If you want to start modeling success, the most important thing you can do is to start exhibiting self-control.
Show me a successful person who doesn’t have a superhuman amount of mastery over his or her daily actions and I’ll show you someone who has benefited only from chance and circumstance – and that type of success is not repeatable or transferable. Anyone can win the lottery or sign a book contract, but it takes true dedication to be able to maintain success over time.
Your Master Habit: Get One Thing Clicking, Watch Others Follow
For many people, forming and keeping positive habits is a real challenge. Each habit can sometimes require a different mindset or a slightly different approach in order to make it into a routine, and that can make it awfully difficult to stay consistent. It turns out that our happiness is a direct result of how much control we have over our environment, and control is directly correlated with how well we’re able to form and maintain positive habits. If you’re able to identify changes in your current behavior that align to your values and bring you closer to your goals, and then keep those positive changes going on a regular basis, you’ll find that you’ll have a comfortable level of control over your life.
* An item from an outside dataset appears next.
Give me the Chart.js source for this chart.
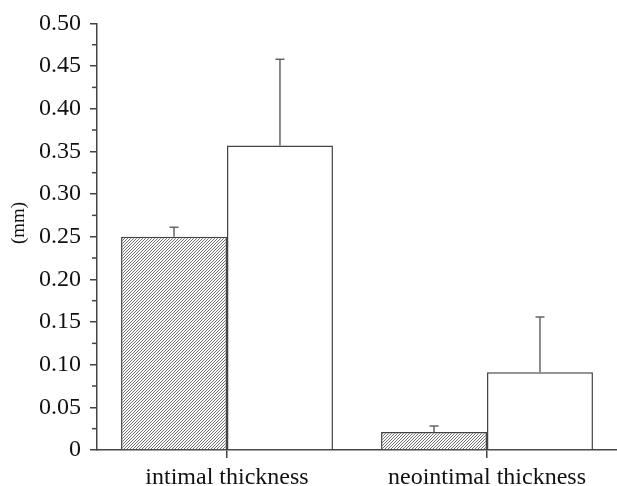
<!DOCTYPE html>
<html><head><meta charset="utf-8">
<script src="https://cdn.jsdelivr.net/npm/chart.js@4"></script>
<style>html,body{margin:0;padding:0;background:#fff;font-family:"Liberation Serif"}#w{width:617px;height:486px}</style>
</head><body><div id="w"><canvas id="c"></canvas></div>
<script>
const categories = ['intimal thickness', 'neointimal thickness'];
const hatchedValues = [0.250, 0.021];
const hatchedErrors = [0.011, 0.007];
const whiteValues = [0.357, 0.091];
const whiteErrors = [0.101, 0.065];
const yTicks = [0, 0.05, 0.10, 0.15, 0.20, 0.25, 0.30, 0.35, 0.40, 0.45, 0.50];
const yTitle = '(mm)';

function makeHatch() {
  const s = 3;
  const p = document.createElement('canvas');
  p.width = s; p.height = s;
  const g = p.getContext('2d');
  g.fillStyle = '#fff'; g.fillRect(0, 0, s, s);
  g.strokeStyle = '#6e6e6e'; g.lineWidth = 1;
  g.beginPath();
  g.moveTo(0, s); g.lineTo(s, 0);
  g.moveTo(-1, 1); g.lineTo(1, -1);
  g.moveTo(s - 1, s + 1); g.lineTo(s + 1, s - 1);
  g.stroke();
  return document.getElementById('c').getContext('2d').createPattern(p, 'repeat');
}

const errPlugin = {
  id: 'errbars',
  afterDatasetsDraw(chart) {
    const ctx = chart.ctx;
    const y = chart.scales.y;
    ctx.save();
    ctx.strokeStyle = '#666'; ctx.lineWidth = 1.5;
    chart.data.datasets.forEach((ds, di) => {
      const meta = chart.getDatasetMeta(di);
      meta.data.forEach((bar, i) => {
        const top = y.getPixelForValue(ds.data[i] + ds.errors[i]);
        const x = bar.x;
        ctx.beginPath();
        ctx.moveTo(x, bar.y); ctx.lineTo(x, top);
        ctx.moveTo(x - 4.5, top); ctx.lineTo(x + 4.5, top);
        ctx.stroke();
      });
    });
    ctx.strokeStyle = '#444'; ctx.lineWidth = 1.5;
    for (let i = 0; i < yTicks.length - 1; i++) {
      const v = (yTicks[i] + yTicks[i + 1]) / 2;
      const py = y.getPixelForValue(v);
      ctx.beginPath(); ctx.moveTo(y.right - 5, py); ctx.lineTo(y.right, py); ctx.stroke();
    }
    ctx.fillStyle = '#111';
    ctx.font = '19px "Liberation Serif", serif';
    ctx.textAlign = 'center'; ctx.textBaseline = 'middle';
    ctx.translate(19, 223); ctx.rotate(-Math.PI / 2);
    ctx.fillText(yTitle, 0, 0);
    ctx.restore();
  }
};

function build() {
  new Chart(document.getElementById('c'), {
    type: 'bar',
    data: {
      labels: categories,
      datasets: [
        { data: hatchedValues, errors: hatchedErrors, backgroundColor: makeHatch(), borderColor: '#444', borderWidth: 1.5 },
        { data: whiteValues, errors: whiteErrors, backgroundColor: '#fff', borderColor: '#444', borderWidth: 1.5 }
      ]
    },
    options: {
      responsive: true, maintainAspectRatio: false, animation: false,
      devicePixelRatio: 1,
      layout: { padding: { left: 6, right: 0, top: 21.5, bottom: 0 } },
      datasets: { bar: { categoryPercentage: 0.815, barPercentage: 1.0, borderSkipped: 'bottom' } },
      plugins: { legend: { display: false }, tooltip: { enabled: false } },
      scales: {
        x: {
          grid: { offset: false, drawOnChartArea: false, tickLength: 8, color: '#444', lineWidth: 1.5 },
          border: { color: '#444', width: 1.5 },
          ticks: { color: '#111', font: { family: '"Liberation Serif", serif', size: 24 }, padding: 5 },
          afterFit(s) { s.height = 36; }
        },
        y: {
          min: 0, max: 0.5,
          afterBuildTicks(s) { s.ticks = yTicks.map(v => ({ value: v })); },
          grid: { drawOnChartArea: false, tickLength: 7, color: '#444', lineWidth: 1.5 },
          border: { color: '#444', width: 1.5 },
          ticks: { color: '#111', font: { family: '"Liberation Serif", serif', size: 24 }, padding: 9,
            callback: v => v === 0 ? '0' : v.toFixed(2) },
          afterFit(s) { s.width = 91; }
        }
      }
    },
    plugins: [errPlugin]
  });
}
Promise.all([
  document.fonts.load('24px "Liberation Serif"'),
  document.fonts.load('19px "Liberation Serif"')
]).then(build, build);
</script></body></html>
Think back to a time when you felt everything was in order in your life; you felt great in your relationships and with your family, your job was something you looked forward to each day, your finances were on a positive trajectory, and you were getting regular exercise. Heck, you were even flossing every day, making your bed, and staying on top of the laundry. Every night as you drifted off to sleep the only thing you were thinking about was counting sheep. Minimal stress, maximum smiles.
Compare that to how you feel right now – do you have that same sense of control over things? Do you find one or more areas lacking? How many things would you change if you could? If you’re sitting there thinking that something’s lacking, this post may help get you back on track. Yet thinking about the level of effort involved in getting everything going at once can be pretty overwhelming. Where to start?
The key is to stop beating yourself up about all the small things you’re not doing, and focus on getting just one habit back on track first.
In a series of studies performed by a social psychologist named Roy Baumeister, it’s been suggested that “improving self-regulation operates by increasing a general, core capacity. That is, as the person performs exercises to improve self-regulation in one sphere, he or she becomes better at self-regulating in other spheres.”